Barker, who is involved in the clean-up of code and making it work with different vehicle types, says although Australians feature heavily in development it is truly an international effort.
“It's a pleasure to work with people from countries across the planet on things they are passionate about,” he says.
Development primarily uses Github’s pull request workflow, which allows people to download and test code rather than just review it. It is part of the “rigorous process to help us keep bugs out of flight code” Barker adds.
Outside Ardupilot the CanberraUAV group also open sources other technology it developed as part of the UAV Challenges including their flight controller, airframe, power-propulsion and image processing algorithms.
“Working with other people and solving problems together is one of the main joys of working on free software projects. If you wait till something is finished then it tends to limit the opportunity for others to get involved,” says Tridge.
Crash hot flying
While much of the hard work with Ardupilot takes place sat at a computer, the fun bit takes place outside with the UAVs in the air.

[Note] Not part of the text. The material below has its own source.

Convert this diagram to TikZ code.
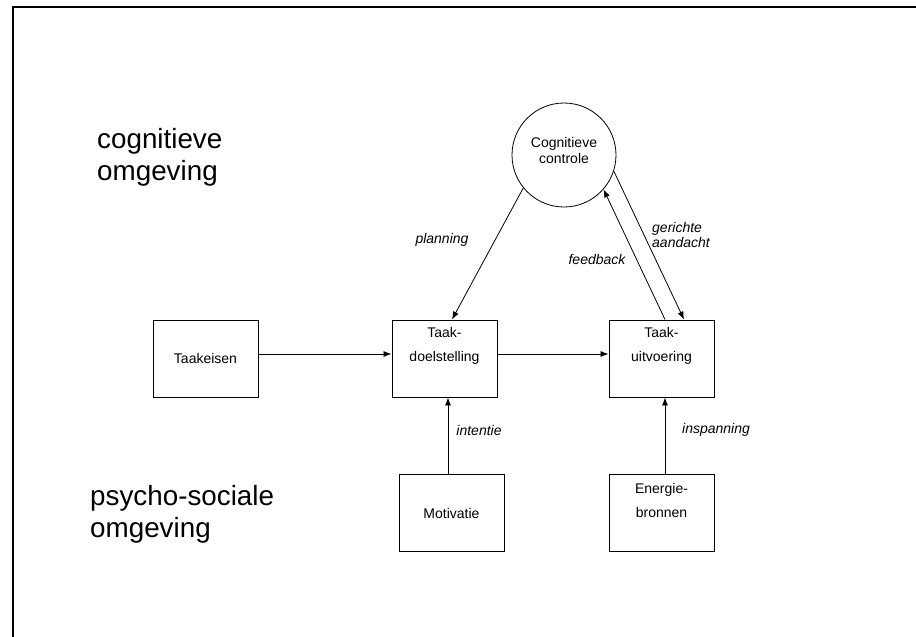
\documentclass[tikz,border=0pt]{standalone}
\usepackage{fontspec}
\setmainfont{Liberation Sans}
\usetikzlibrary{arrows.meta}

\begin{document}
\begin{tikzpicture}[x=1pt,y=-1pt,
  box/.style={draw,line width=0.9pt,minimum width=105pt,minimum height=77pt,inner sep=0pt},
  txt/.style={inner sep=0pt,align=center,font=\fontsize{14}{24}\selectfont},
  lbl/.style={inner sep=0pt,align=left,font=\fontsize{14}{15}\selectfont\itshape},
  big/.style={inner sep=0pt,anchor=west,align=left,font=\fontsize{27.8}{32}\selectfont},
  arr/.style={line width=0.8pt,-{Latex[length=8pt,width=6pt]}}]
\useasboundingbox (0,0) rectangle (916,637);
\draw[line width=2pt] (13,660) -- (13,7) -- (930,7);

\node[big] (cog) at (97,157) {cognitieve\\omgeving};
\node[big] (psy) at (90,514) {psycho-sociale\\omgeving};

\node[draw,circle,line width=0.8pt,minimum size=104pt,inner sep=0pt] (circ) at (564,155) {};
\node[txt,font=\fontsize{14}{16}\selectfont] (circ-t) at ([yshift=5pt]circ.center) {Cognitieve\\controle};

\node[box] (eisen) at (205.5,358.5) {};
\node[txt] (eisen-t) at (eisen.center) {Taakeisen};
\node[box] (doel) at (444.5,358.5) {};
\node[txt] (doel-t) at ([yshift=-26pt]doel.north) {Taak-\\doelstelling};
\node[box] (uitv) at (661.5,358.5) {};
\node[txt] (uitv-t) at ([yshift=-26pt]uitv.north) {Taak-\\uitvoering};
\node[box] (mot) at (451.5,513) {};
\node[txt] (mot-t) at (mot.center) {Motivatie};
\node[box] (en) at (661.5,513) {};
\node[txt] (en-t) at ([yshift=-26pt]en.north) {Energie-\\bronnen};

\draw[arr] ([yshift=4.5pt]eisen.east) -- ([yshift=4.5pt]doel.west);
\draw[arr] ([yshift=4.5pt]doel.east) -- ([yshift=4.5pt]uitv.west);
\draw[arr] (circ.219) -- ([xshift=7.5pt]doel.north);
\draw[arr] ([xshift=3.5pt]uitv.north) -- (circ.319);
\draw[arr] (circ.342) -- ([xshift=22.5pt]uitv.north);
\draw[arr] ([xshift=-3.5pt]mot.north) -- ([xshift=-3.5pt]mot.north |- doel.south);
\draw[arr] ([xshift=3.5pt]en.north) -- ([xshift=3.5pt]en.north |- uitv.south);

\node[lbl] (plan) at (442,240) {planning};
\node[lbl] (feed) at (597,259) {feedback};
\node[lbl,anchor=west] (gericht) at (652,235) {gerichte\\aandacht};
\node[lbl] (int) at (479,430) {intentie};
\node[lbl] (insp) at (716,430) {inspanning};
\end{tikzpicture}
\end{document}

“Being able to go out to the flying field and actually fly some aircraft which have changed the entire industry like CanberraUAV's Quadporter aircraft. Sometimes you have a flying day where everything just goes right – no crashes, good logs, everyone having fun. Even when things go wrong we commiserate that the log analysis will make things work better next time,” Barker says.
Preparations are now underway for the next UAV Challenge this September, where 55 teams will again be collecting blood samples from Outback Joe.
This time teams will attempt to demonstrate Type 2 Autonomy (with no human intervention whatsoever during the mission); have their drones autonomously avoid other, unknown airspace users; and deal with the ever present threat of The Kingaroy Triangle.
Barker is hoping for a repeat of the camaraderie of 2016’s competition: “Having teams helping each other out so everyone had the opportunity to do their best was a great thing to watch,” he says.
Tridge’s hope, meanwhile, is deceptively simple: “That we don't crash!” he says.